» **EXERCISE AIM**
Everything from the first line of the data below through the line that contains "273, 304, 334];" should be written out exactly, please, and nothing more; the pictures stay out.

» **SUPPLIED INFORMATION**
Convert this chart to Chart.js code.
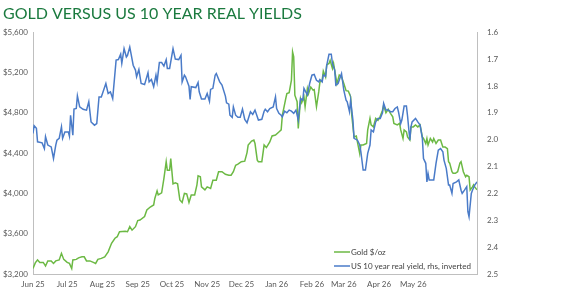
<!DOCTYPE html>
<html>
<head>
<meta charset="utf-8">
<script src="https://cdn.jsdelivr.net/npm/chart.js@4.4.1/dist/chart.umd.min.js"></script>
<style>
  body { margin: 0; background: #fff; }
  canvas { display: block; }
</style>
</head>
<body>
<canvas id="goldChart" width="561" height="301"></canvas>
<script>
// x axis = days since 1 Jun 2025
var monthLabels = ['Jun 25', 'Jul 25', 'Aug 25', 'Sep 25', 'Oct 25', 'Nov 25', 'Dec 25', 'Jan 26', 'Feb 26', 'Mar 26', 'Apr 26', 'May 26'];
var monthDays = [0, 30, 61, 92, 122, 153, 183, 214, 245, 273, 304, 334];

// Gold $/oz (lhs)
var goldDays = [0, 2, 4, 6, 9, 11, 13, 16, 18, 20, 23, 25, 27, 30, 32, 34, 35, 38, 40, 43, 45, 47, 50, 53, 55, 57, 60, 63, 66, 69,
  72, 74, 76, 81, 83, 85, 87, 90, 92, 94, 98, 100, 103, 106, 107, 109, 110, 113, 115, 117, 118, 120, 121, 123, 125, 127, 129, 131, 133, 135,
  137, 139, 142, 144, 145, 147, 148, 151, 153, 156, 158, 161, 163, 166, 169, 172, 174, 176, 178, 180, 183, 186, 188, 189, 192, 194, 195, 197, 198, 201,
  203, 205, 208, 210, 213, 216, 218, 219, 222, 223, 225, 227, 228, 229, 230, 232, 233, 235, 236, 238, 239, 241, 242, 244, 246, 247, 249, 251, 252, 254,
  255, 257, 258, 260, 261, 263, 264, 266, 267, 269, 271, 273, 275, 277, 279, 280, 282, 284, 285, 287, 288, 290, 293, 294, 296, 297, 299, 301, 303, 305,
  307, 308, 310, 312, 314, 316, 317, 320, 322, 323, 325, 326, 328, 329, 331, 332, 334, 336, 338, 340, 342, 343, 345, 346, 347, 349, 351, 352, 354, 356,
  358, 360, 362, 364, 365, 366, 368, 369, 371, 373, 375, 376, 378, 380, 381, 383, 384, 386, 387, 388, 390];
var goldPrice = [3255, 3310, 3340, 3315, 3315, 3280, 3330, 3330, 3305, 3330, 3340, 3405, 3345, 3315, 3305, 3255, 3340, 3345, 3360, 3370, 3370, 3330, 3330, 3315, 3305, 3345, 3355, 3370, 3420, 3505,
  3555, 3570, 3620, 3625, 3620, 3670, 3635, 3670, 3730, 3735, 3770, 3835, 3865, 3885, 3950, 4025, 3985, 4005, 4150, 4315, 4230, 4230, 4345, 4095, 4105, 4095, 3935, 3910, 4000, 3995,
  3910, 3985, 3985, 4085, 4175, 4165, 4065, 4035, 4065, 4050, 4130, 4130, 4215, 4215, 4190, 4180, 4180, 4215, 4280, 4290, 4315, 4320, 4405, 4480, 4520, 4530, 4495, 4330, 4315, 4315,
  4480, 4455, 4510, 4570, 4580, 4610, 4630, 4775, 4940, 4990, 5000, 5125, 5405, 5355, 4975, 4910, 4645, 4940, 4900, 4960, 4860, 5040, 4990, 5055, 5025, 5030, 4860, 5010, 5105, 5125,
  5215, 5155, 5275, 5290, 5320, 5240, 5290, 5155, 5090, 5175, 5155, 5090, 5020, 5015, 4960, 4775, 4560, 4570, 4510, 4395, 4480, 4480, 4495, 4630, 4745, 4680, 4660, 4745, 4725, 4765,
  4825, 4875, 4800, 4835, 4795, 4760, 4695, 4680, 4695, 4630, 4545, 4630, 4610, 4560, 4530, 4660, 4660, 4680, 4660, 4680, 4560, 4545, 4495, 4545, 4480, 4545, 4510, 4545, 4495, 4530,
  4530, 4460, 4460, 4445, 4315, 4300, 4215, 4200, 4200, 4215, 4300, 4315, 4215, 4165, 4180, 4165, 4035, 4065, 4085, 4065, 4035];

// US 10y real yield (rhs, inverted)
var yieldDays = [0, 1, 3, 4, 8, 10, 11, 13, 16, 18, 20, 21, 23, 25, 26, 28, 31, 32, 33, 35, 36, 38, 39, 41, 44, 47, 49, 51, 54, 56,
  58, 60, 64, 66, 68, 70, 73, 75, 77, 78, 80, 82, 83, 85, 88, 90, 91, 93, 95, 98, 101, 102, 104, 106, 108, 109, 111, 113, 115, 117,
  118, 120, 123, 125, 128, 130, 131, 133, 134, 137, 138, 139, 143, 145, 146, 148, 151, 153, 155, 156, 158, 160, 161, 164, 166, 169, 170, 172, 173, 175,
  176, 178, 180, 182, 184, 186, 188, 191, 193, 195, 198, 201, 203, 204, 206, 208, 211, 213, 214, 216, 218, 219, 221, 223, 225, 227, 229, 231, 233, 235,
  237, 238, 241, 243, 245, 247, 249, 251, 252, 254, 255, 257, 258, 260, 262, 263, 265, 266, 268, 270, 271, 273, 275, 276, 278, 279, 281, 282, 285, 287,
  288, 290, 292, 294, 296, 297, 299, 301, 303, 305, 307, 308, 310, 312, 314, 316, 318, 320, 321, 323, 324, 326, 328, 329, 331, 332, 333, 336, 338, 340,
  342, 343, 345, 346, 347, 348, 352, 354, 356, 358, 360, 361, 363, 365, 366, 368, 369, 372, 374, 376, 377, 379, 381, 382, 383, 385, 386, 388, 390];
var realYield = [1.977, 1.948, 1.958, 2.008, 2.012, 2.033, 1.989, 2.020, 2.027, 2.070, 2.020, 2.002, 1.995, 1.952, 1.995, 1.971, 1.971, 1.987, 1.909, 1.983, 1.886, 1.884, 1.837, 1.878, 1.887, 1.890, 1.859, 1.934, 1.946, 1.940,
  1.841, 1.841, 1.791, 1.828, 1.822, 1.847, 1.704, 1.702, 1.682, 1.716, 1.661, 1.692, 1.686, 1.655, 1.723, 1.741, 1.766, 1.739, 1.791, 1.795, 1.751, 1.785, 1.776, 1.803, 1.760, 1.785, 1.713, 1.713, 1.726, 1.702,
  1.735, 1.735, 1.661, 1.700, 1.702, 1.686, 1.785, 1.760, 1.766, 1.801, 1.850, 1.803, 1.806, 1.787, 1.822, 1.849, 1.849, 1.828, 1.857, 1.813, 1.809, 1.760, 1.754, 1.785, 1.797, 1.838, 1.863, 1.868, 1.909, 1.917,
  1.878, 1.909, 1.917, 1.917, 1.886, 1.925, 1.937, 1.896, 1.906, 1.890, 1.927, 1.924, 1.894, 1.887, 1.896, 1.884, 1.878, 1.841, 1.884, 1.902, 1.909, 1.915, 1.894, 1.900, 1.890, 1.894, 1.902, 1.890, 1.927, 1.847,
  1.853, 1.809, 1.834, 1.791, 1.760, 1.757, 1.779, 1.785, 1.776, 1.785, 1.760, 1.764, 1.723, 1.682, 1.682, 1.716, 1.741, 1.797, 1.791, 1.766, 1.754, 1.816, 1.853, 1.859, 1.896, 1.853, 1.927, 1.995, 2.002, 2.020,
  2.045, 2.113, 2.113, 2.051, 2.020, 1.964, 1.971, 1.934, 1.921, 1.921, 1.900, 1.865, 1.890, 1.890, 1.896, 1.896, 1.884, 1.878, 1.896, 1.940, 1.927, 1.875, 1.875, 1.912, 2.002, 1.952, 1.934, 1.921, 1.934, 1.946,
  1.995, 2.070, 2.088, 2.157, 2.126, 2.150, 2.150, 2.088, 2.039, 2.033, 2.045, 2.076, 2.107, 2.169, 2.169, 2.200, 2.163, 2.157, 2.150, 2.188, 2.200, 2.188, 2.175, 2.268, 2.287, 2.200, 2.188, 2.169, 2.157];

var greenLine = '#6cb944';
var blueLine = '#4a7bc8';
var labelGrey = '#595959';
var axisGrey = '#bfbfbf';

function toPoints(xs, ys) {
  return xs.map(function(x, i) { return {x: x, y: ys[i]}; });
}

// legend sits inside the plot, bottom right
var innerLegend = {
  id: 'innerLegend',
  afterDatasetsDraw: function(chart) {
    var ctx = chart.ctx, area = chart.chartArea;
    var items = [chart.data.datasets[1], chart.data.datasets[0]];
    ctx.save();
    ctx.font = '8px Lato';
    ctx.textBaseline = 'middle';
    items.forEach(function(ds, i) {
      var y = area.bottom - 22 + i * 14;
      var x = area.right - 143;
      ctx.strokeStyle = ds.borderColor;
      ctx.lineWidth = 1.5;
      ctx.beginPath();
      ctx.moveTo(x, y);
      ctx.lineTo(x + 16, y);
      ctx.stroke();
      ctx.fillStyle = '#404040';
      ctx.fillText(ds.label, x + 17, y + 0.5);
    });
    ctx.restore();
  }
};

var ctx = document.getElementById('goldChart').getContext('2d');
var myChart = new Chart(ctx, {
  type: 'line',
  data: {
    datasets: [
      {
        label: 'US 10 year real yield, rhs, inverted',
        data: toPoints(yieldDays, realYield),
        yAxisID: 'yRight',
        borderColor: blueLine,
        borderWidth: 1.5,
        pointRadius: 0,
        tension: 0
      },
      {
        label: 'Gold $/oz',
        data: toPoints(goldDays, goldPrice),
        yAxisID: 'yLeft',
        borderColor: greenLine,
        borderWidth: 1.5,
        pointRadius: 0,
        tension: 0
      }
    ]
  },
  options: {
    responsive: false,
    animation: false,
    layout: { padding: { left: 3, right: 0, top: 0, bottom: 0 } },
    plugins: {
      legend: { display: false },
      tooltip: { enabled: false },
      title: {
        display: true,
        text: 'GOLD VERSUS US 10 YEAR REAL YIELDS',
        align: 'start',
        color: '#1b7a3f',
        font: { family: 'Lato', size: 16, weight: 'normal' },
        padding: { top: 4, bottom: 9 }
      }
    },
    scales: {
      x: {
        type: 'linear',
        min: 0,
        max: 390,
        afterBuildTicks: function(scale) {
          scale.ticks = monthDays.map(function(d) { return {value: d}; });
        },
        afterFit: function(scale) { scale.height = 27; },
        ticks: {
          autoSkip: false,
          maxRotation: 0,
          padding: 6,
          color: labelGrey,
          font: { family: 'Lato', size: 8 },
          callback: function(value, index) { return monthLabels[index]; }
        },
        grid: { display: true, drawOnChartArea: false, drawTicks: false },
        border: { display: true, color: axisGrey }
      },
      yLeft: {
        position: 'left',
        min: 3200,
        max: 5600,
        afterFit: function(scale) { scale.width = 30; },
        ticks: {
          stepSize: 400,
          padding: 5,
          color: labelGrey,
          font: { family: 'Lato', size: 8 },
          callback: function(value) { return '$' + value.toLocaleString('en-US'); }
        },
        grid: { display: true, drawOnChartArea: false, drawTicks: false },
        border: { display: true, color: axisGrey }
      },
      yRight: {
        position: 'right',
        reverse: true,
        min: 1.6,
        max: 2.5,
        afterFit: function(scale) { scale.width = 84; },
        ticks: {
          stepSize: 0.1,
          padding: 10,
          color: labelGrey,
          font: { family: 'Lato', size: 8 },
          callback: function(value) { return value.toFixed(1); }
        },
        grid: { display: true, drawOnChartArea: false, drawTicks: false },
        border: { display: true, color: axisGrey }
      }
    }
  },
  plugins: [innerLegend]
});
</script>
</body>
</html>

» **ANSWER TO THIS EXERCISE**
Convert this chart to Chart.js code.
<!DOCTYPE html>
<html>
<head>
<meta charset="utf-8">
<script src="https://cdn.jsdelivr.net/npm/chart.js@4.4.1/dist/chart.umd.min.js"></script>
<style>
  body { margin: 0; background: #fff; }
  canvas { display: block; }
</style>
</head>
<body>
<canvas id="goldChart" width="561" height="301"></canvas>
<script>
// x axis = days since 1 Jun 2025
var monthLabels = ['Jun 25', 'Jul 25', 'Aug 25', 'Sep 25', 'Oct 25', 'Nov 25', 'Dec 25', 'Jan 26', 'Feb 26', 'Mar 26', 'Apr 26', 'May 26'];
var monthDays = [0, 30, 61, 92, 122, 153, 183, 214, 245, 273, 304, 334];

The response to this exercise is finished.